Problem 2 Plot the S&P 500 (Ticker: ^GSPC) from January 1, 2018 until May 1, 2023. Since the S&P 500 is an index you can use either the Close or Adj Close, it does not make a difference.

Solution

df = yf.download(tickers='^GSPC', start='2018-01-01', end='2023-05-01', auto_adjust=False, progress=False, multi_level_index=False).loc[:,['Close']]
df.plot()
plt.title('S&P 500')
plt.show()

Problem 3 Imagine that you invest $100 in NVDA and AMD in January 1, 2015. Plot the evolution of each investment until May 1, 2023.

Solution

To plot the evolution of each investment, all we need to do is normalize the Adj Close evolution to 100 in January 1, 2015 for both stocks.

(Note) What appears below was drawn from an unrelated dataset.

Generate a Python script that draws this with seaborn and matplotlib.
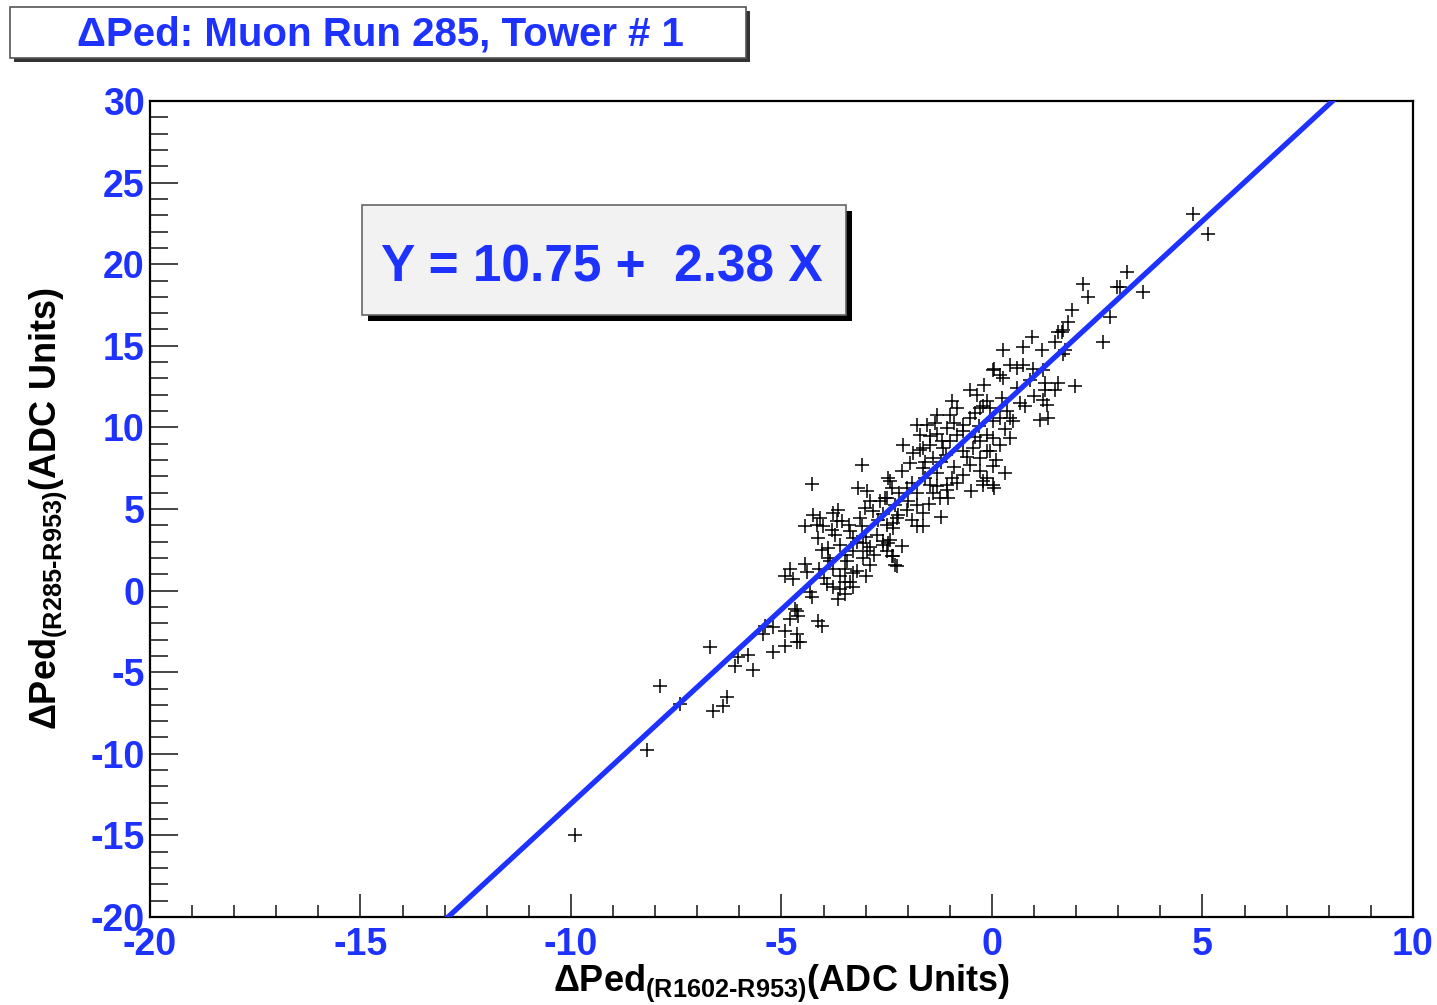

We can use the same function we built before and multiply the result by 100. We use Adj Close instead of Close to account for stock splits and dividends.

df = (yf
      .download(tickers=['NVDA', 'AMD'], start='2015-01-01', end='2023-05-01', auto_adjust=False, progress=False)
      .loc[:, 'Adj Close']
      .apply(normalize)
      )*100
df.plot()
plt.title('Evolution of a $100 Investment in NVDA and AMD')
plt.ylabel('Portfolio Value ($)')
plt.show()